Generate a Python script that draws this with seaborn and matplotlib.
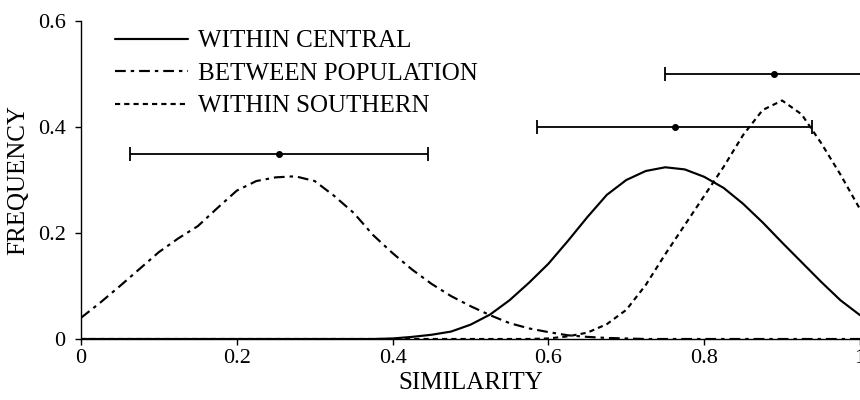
import numpy as np
import pandas as pd
import matplotlib
matplotlib.use("Agg")
import matplotlib.pyplot as plt
import seaborn as sns

# ---- data ----
x_grid = [0.000, 0.025, 0.050, 0.075, 0.100, 0.125, 0.150, 0.175, 0.200, 0.225,
          0.250, 0.275, 0.300, 0.325, 0.350, 0.375, 0.400, 0.425, 0.450, 0.475,
          0.500, 0.525, 0.550, 0.575, 0.600, 0.625, 0.650, 0.675, 0.700, 0.725,
          0.750, 0.775, 0.800, 0.825, 0.850, 0.875, 0.900, 0.925, 0.950, 0.975,
          1.000]

within_central = [0.000, 0.000, 0.000, 0.000, 0.000, 0.000, 0.000, 0.000, 0.000, 0.000,
                  0.000, 0.000, 0.000, 0.000, 0.000, 0.000, 0.001, 0.004, 0.008, 0.014,
                  0.027, 0.046, 0.073, 0.106, 0.142, 0.185, 0.230, 0.272, 0.300, 0.317,
                  0.324, 0.320, 0.306, 0.285, 0.255, 0.220, 0.182, 0.145, 0.108, 0.073,
                  0.045]

between_population = [0.040, 0.069, 0.100, 0.132, 0.164, 0.190, 0.213, 0.247, 0.280, 0.298,
                      0.305, 0.307, 0.298, 0.270, 0.238, 0.196, 0.162, 0.131, 0.104, 0.081,
                      0.062, 0.045, 0.030, 0.020, 0.013, 0.007, 0.004, 0.002, 0.001, 0.000,
                      0.000, 0.000, 0.000, 0.000, 0.000, 0.000, 0.000, 0.000, 0.000, 0.000,
                      0.000]

within_southern = [0.000, 0.000, 0.000, 0.000, 0.000, 0.000, 0.000, 0.000, 0.000, 0.000,
                   0.000, 0.000, 0.000, 0.000, 0.000, 0.000, 0.000, 0.000, 0.000, 0.000,
                   0.000, 0.000, 0.000, 0.000, 0.001, 0.005, 0.012, 0.028, 0.055, 0.102,
                   0.160, 0.215, 0.270, 0.325, 0.385, 0.432, 0.450, 0.424, 0.370, 0.310,
                   0.245]

series_names = ["WITHIN CENTRAL", "BETWEEN POPULATION", "WITHIN SOUTHERN"]

# error bars (mean, half-width, height)
err_means = [0.254, 0.762, 0.890]
err_halfwidths = [0.191, 0.177, 0.140]
err_levels = [0.35, 0.40, 0.50]

x_ticks = [0, 0.2, 0.4, 0.6, 0.8, 1.0]
x_ticklabels = ["0", "0.2", "0.4", "0.6", "0.8", "1"]
y_ticks = [0, 0.2, 0.4, 0.6]
y_ticklabels = ["0", "0.2", "0.4", "0.6"]

# ---- build long table ----
frames = []
for name, vals in zip(series_names, [within_central, between_population, within_southern]):
    frames.append(pd.DataFrame({"similarity": x_grid, "frequency": vals, "group": name}))
df = pd.concat(frames, ignore_index=True)

sns.set_style("ticks")
plt.rcParams["font.family"] = ["Liberation Serif", "DejaVu Serif"]
plt.rcParams["text.color"] = "black"
plt.rcParams["axes.labelcolor"] = "black"
plt.rcParams["xtick.color"] = "black"
plt.rcParams["ytick.color"] = "black"
plt.rcParams["lines.scale_dashes"] = True

fig = plt.figure(figsize=(8.6, 4.0), dpi=100)
ax = fig.add_axes([0.0942, 0.1525, 0.9058, 0.795])

dash_map = {
    "WITHIN CENTRAL": "",
    "BETWEEN POPULATION": (5.0, 2.3, 1.6, 2.3),
    "WITHIN SOUTHERN": (2.4, 1.9),
}
sns.lineplot(data=df, x="similarity", y="frequency", style="group",
             style_order=series_names, dashes=dash_map, color="black",
             linewidth=1.55, ax=ax, legend=True)

ax.errorbar(err_means, err_levels, xerr=err_halfwidths, fmt="o", color="black",
            markersize=4, elinewidth=1.3, capsize=5, capthick=1.3)

ax.set_xlim(0, 1)
ax.set_ylim(0, 0.6)
ax.set_xticks(x_ticks)
ax.set_xticklabels(x_ticklabels)
ax.set_yticks(y_ticks)
ax.set_yticklabels(y_ticklabels)
ax.tick_params(axis="x", direction="out", length=4, width=1, pad=3, labelsize=16,
               colors="black")
ax.tick_params(axis="y", direction="out", length=4, width=1, pad=7, labelsize=16,
               colors="black")
ax.set_xlabel("SIMILARITY", fontsize=18, labelpad=3, color="black")
ax.set_ylabel("FREQUENCY", fontsize=18, labelpad=6, color="black")

sns.despine(ax=ax)
for s in ["left", "bottom"]:
    ax.spines[s].set_linewidth(1.0)
    ax.spines[s].set_color("black")

handles, labels = ax.get_legend_handles_labels()
leg = ax.legend(handles, labels, loc="upper left", bbox_to_anchor=(0.044, 0.972),
                frameon=False, fontsize=18, handlelength=2.9, handletextpad=0.4,
                labelspacing=0.4, borderpad=0, borderaxespad=0, labelcolor="black")

fig.savefig("out.png", dpi=100, facecolor="white")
==========
What is required: Quote, please, every line of the material above from its start through the line that has "import seaborn as sns", reproducing the words exactly and dropping any images.

Exercise solution:
Generate a Python script that draws this with seaborn and matplotlib.
import numpy as np
import pandas as pd
import matplotlib
matplotlib.use("Agg")
import matplotlib.pyplot as plt
import seaborn as sns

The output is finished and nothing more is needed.